- **Do this**
Using the data below, gather each line that includes the word "code".

- **Material provided**
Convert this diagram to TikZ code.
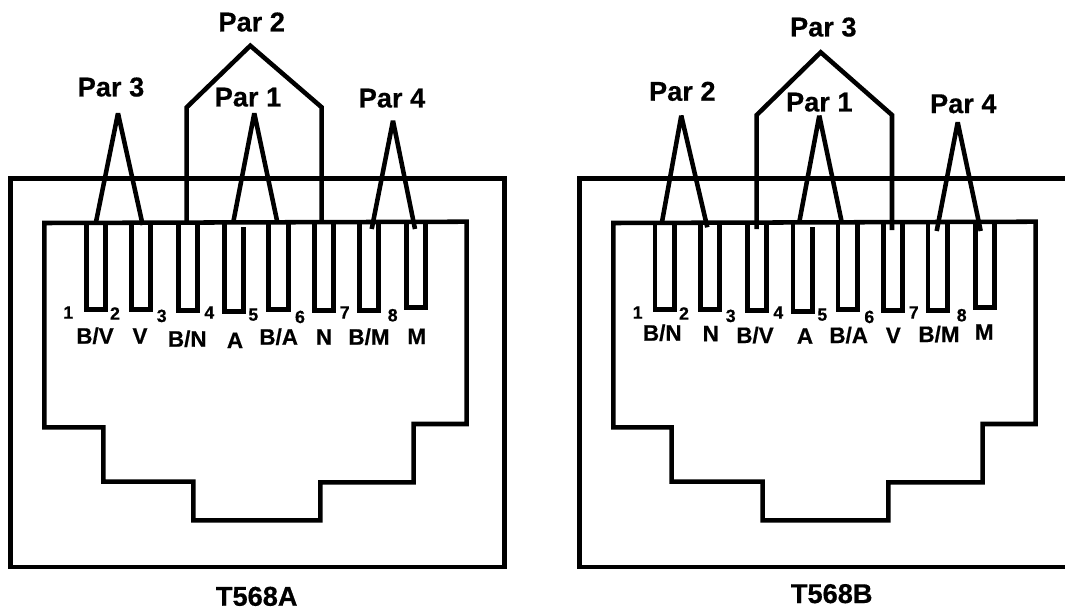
...
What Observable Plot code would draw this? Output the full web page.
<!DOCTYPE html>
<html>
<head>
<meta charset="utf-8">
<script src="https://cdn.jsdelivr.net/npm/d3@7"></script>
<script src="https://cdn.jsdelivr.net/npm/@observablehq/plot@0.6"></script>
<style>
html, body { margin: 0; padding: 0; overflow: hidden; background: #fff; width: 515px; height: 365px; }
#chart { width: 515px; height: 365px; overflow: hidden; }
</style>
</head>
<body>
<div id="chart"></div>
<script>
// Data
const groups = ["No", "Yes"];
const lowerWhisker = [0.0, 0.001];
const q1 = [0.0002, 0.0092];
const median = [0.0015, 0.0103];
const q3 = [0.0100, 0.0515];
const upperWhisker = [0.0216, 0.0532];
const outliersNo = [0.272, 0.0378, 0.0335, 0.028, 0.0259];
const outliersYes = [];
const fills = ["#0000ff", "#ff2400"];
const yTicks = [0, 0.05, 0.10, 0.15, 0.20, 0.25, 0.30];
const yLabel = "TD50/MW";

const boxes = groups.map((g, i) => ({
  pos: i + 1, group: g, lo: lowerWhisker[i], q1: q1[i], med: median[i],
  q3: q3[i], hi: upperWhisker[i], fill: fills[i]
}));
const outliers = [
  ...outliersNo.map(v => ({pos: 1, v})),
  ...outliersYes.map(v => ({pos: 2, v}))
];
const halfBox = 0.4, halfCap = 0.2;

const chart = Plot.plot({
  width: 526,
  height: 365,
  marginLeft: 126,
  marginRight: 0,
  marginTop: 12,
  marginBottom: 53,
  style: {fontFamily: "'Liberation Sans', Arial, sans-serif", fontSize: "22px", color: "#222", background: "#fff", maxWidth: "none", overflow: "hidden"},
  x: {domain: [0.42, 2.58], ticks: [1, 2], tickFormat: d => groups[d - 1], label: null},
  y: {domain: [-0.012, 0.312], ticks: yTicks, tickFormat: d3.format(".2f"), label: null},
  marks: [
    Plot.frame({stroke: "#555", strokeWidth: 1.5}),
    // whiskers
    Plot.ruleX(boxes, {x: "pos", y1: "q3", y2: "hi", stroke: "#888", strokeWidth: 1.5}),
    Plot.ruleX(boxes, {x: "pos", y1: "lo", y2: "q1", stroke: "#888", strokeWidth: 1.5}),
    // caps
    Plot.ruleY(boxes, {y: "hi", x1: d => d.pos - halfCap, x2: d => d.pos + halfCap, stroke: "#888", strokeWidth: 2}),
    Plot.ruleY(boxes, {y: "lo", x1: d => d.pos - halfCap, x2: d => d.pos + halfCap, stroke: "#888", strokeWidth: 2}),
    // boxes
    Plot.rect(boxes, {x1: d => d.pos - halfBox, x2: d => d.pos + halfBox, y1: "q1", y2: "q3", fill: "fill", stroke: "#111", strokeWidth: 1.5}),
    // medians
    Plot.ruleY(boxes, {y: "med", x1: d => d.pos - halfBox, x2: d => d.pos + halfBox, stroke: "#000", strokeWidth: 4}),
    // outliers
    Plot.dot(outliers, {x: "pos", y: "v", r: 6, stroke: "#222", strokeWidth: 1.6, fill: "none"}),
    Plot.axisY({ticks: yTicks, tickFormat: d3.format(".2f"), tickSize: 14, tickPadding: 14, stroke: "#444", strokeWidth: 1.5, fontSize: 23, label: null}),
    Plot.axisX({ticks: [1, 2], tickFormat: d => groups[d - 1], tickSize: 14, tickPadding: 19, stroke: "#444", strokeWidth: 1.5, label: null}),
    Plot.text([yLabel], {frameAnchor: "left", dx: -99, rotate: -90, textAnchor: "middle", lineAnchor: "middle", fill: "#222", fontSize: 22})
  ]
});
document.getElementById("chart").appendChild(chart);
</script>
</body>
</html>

- **Worked answer**
Convert this diagram to TikZ code.
What Observable Plot code would draw this? Output the full web page.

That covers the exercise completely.